Cation Effects on Rotational Dynamics of Anions and Water Molecules in Alkali (Li⁺, Na⁺, K⁺, Cs⁺) Thiocyanate (SCN^–) Aqueous Solutions

Waiting time dependent rotational anisotropies of SCN^– anions and water molecules in alkali thiocyanate (XSCN, X = Li, Na, K, Cs) aqueous solutions at various concentrations were measured with ultrafast infrared spectroscopy. It was found that cations can significantly affect the reorientational motions of both water molecules and SCN^– anions. The dynamics are slower in a solution with a smaller cation.

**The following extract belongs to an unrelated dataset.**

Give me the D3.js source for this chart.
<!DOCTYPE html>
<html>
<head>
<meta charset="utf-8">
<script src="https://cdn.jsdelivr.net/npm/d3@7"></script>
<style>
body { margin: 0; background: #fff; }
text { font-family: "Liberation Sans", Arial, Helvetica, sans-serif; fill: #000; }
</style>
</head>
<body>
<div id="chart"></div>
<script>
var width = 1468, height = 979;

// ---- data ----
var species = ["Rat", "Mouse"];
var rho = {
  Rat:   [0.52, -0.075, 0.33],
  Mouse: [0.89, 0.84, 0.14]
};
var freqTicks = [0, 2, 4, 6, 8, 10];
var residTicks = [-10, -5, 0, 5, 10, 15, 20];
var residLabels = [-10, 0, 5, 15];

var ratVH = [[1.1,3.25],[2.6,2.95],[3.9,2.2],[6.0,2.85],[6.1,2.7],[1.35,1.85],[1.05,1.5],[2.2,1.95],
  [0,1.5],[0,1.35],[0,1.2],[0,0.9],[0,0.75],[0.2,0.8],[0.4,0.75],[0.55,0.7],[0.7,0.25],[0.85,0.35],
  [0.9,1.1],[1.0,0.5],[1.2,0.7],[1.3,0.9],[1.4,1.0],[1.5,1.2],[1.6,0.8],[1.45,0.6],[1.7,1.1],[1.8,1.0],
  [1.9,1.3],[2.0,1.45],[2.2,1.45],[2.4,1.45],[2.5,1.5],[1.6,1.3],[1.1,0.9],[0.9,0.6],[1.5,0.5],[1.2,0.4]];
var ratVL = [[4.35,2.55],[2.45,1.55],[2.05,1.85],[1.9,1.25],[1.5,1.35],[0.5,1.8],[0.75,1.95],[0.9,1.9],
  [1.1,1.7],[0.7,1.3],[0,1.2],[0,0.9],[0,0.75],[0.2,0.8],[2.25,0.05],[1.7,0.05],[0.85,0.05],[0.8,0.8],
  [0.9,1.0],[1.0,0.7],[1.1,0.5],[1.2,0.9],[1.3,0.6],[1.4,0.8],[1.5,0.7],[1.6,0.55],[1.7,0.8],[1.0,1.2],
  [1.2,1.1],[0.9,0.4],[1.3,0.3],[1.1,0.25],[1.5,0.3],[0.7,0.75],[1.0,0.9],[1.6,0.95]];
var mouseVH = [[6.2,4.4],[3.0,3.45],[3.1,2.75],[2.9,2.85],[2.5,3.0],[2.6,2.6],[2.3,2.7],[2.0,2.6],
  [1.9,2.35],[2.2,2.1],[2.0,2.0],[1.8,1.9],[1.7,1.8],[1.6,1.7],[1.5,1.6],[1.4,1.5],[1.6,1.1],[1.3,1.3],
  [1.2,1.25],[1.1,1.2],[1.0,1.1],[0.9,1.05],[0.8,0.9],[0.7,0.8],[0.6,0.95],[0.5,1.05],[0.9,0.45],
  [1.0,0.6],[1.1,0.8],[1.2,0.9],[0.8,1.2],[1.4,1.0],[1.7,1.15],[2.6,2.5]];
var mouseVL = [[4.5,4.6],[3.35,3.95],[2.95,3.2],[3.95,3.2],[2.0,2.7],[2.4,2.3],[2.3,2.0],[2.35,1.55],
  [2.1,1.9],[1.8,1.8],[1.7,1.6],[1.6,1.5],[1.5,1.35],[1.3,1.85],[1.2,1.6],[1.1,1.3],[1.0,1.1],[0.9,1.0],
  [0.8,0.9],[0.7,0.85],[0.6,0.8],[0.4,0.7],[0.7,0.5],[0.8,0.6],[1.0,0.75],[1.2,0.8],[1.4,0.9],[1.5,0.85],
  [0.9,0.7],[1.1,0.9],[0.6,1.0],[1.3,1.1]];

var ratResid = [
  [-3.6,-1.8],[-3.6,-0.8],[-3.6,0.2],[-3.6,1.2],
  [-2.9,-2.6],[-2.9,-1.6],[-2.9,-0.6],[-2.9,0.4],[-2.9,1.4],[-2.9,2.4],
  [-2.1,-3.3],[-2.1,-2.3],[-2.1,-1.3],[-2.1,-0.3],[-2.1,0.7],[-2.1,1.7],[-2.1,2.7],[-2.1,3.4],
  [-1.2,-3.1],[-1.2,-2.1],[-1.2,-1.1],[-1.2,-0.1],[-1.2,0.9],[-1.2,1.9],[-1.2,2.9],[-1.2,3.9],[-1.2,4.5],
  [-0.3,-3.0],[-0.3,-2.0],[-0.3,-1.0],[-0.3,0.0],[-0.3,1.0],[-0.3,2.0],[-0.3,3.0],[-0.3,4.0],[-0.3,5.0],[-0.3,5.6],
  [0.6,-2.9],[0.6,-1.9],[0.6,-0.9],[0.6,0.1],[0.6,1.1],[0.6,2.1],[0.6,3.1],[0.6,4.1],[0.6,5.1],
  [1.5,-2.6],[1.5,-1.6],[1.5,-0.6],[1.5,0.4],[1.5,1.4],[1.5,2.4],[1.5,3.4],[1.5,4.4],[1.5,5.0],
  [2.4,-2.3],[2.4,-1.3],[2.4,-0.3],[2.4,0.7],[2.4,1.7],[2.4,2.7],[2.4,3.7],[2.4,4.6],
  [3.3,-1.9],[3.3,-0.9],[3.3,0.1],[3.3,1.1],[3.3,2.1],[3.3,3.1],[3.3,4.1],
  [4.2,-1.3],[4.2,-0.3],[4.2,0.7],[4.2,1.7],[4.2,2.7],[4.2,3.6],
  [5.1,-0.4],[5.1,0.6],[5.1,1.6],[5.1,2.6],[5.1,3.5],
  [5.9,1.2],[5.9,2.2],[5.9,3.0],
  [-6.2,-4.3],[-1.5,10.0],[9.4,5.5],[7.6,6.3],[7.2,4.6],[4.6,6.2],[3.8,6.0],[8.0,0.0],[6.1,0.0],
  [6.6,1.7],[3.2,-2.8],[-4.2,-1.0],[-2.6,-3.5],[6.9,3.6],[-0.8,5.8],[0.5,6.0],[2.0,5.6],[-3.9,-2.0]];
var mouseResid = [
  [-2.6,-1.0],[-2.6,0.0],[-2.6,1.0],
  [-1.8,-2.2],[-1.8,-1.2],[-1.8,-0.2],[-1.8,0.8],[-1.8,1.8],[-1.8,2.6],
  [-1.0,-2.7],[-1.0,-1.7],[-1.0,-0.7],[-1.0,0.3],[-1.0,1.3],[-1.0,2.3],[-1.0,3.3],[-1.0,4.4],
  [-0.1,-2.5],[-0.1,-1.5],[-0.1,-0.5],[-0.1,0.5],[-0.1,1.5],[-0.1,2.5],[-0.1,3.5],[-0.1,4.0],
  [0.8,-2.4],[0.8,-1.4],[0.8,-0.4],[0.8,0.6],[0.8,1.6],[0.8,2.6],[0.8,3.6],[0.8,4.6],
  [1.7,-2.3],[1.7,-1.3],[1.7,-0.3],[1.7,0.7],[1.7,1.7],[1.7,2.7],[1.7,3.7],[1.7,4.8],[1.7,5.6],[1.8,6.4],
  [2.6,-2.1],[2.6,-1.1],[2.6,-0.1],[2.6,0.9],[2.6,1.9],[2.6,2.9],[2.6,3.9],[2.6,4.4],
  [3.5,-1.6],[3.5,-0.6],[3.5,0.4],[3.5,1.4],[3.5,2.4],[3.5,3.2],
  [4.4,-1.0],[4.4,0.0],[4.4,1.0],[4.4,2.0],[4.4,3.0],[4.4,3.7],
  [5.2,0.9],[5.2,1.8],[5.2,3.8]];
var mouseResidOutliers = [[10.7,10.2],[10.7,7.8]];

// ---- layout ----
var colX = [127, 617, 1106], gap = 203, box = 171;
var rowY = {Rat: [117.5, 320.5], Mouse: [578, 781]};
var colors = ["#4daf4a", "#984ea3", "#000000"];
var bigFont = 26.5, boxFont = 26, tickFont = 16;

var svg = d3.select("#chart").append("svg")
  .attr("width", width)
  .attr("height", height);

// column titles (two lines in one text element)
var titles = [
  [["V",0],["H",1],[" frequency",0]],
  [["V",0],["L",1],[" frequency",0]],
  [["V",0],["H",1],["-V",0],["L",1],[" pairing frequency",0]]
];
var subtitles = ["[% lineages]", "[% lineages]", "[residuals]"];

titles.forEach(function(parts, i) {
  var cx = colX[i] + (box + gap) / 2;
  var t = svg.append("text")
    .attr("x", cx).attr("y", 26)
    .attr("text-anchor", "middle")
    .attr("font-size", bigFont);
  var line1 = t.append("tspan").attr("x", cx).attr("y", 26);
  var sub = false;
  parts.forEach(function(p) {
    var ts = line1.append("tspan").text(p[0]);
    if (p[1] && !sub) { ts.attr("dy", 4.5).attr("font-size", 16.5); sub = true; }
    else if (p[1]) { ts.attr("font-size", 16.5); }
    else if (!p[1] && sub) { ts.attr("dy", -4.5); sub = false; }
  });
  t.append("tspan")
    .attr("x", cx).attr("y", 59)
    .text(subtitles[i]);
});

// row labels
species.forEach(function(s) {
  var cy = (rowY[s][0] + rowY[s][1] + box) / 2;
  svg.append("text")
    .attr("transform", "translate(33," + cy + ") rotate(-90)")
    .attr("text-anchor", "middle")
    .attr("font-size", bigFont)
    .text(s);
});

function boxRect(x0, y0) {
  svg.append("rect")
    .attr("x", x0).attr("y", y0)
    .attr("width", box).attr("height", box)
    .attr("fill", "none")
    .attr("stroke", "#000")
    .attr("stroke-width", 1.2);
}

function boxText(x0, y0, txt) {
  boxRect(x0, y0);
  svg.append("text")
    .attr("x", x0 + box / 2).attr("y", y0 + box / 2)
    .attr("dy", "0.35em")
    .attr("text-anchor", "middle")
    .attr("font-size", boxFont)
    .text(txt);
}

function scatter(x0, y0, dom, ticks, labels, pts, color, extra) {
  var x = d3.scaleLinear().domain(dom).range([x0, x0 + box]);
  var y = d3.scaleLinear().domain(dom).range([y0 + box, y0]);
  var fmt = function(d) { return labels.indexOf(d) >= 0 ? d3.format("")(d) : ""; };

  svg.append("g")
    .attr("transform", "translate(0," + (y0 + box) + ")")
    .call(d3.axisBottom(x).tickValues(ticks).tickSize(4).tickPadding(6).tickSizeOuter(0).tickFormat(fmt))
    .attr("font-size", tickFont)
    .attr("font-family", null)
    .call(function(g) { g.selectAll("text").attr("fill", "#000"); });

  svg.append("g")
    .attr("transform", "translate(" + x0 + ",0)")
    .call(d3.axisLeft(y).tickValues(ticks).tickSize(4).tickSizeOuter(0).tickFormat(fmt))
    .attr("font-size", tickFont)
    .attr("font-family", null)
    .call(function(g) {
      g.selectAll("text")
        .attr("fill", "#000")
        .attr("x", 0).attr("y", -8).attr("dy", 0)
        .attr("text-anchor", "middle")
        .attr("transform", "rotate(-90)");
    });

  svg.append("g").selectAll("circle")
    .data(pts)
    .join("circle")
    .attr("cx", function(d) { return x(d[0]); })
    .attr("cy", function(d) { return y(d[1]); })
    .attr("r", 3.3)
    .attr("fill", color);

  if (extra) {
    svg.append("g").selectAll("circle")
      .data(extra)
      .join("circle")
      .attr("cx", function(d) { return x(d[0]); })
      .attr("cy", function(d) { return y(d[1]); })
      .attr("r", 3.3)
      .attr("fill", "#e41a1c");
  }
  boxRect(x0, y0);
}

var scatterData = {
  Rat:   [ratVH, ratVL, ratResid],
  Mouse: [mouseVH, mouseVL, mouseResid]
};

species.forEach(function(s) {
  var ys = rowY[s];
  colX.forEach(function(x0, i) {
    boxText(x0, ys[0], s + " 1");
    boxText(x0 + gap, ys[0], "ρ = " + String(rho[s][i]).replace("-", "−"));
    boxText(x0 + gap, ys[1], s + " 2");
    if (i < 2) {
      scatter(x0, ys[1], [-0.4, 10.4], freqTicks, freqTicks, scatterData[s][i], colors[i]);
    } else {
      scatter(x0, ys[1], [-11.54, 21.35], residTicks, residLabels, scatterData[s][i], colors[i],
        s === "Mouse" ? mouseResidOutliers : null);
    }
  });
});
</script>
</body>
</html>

The reorientational time constants follow the order of Li⁺ > Na⁺ > K⁺ ≃ Cs⁺. The changes of rotational time constants of SCN^– at various concentrations scale almost linearly with the changes of solution viscosity, but those of water molecules do not. In addition, the concentration-dependent amplitudes of dynamical changes are much more significant in the Li⁺ and Na⁺ solutions than those in the K⁺ and Cs⁺ solutions. Further investigations on the systems with the ultrafast vibrational energy exchange method and molecular dynamics simulations provide an explanation for the observations: the observed rotational dynamics are the balanced results of ion clustering and cation/anion/water direct interactions. In all the solutions at high concentrations (>5 M), substantial amounts of ions form clusters. The structural inhomogeneity in the solutions leads to distinct rotational dynamics of water and anions. The strong interactions of Li⁺ and Na⁺ because of their relatively large charge densities with water molecules and SCN^– anions, in addition to the likely geometric confinements because of ion clustering, substantially slow down the rotations of SCN^– anions and water molecules inside the ion clusters. The interactions of K⁺ and Cs⁺ with water or SCN^– are much weaker. The rotations of water molecules inside ion clusters of K⁺ and Cs⁺ solutions are not significantly different from those of other water species so that the experimentally observed rotational relaxation dynamics are only slightly affected by the ion concentrations.